The code attempts to load a 7B model using device_map='auto' (splits model across GPU/CPU) and bfloat16 (half precision). If that fails with OOM, it falls back to 4-bit quantization using BitsAndBytes, which compresses weights to ~1.8GB. Either approach then generates text from a prompt.
Common gotcha
Developers often forget that device_map='auto' without torch_dtype still loads in float32 by default, wasting memory. Always pair device_map='auto' with torch_dtype=torch.bfloat16. Also, quantized models are slightly slower at inference: it's a memory-speed tradeoff, not a free win.
Error recovery
torch.cuda.OutOfMemoryError: CUDA out of memoryValueError: 'bitsandbytes' is not installedRuntimeError: expected scalar type Double but found FloatExperienced dev note
In production, profile your actual peak memory use with `torch.cuda.memory_allocated()` and `torch.cuda.memory_reserved()` before and after loading. device_map='auto' is safe for inference, but for fine-tuning (training) you'll hit OOM faster because backward pass requires activation memory: use gradient checkpointing instead. Also: quantized models can only do inference; you cannot fine-tune them directly in transformers 5.5.x without dequantizing first.
Check your understanding
You have a 13B model that runs out of memory on your 24GB GPU with float32. You add bfloat16 and it still OOMs.

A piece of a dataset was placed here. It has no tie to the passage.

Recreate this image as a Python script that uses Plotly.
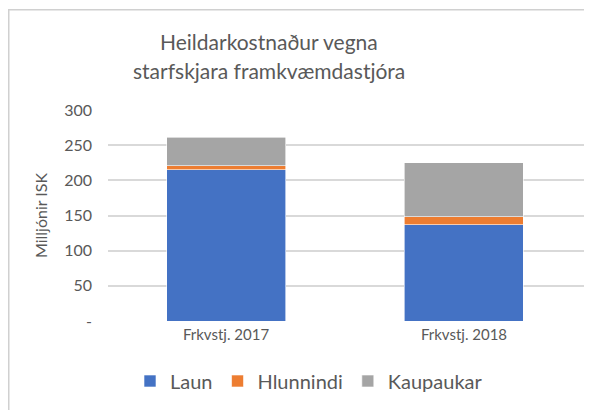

Why might 4-bit quantization work, and what tradeoff are you accepting?
Show answer hint
A correct answer mentions that bfloat16 cuts memory by ~2x (still ~52GB effective for weights + activations), while 4-bit cuts by ~8x (~6-7GB). The tradeoff is inference latency and slight accuracy loss due to quantization, neither of which affects generation quality much for open-ended text tasks.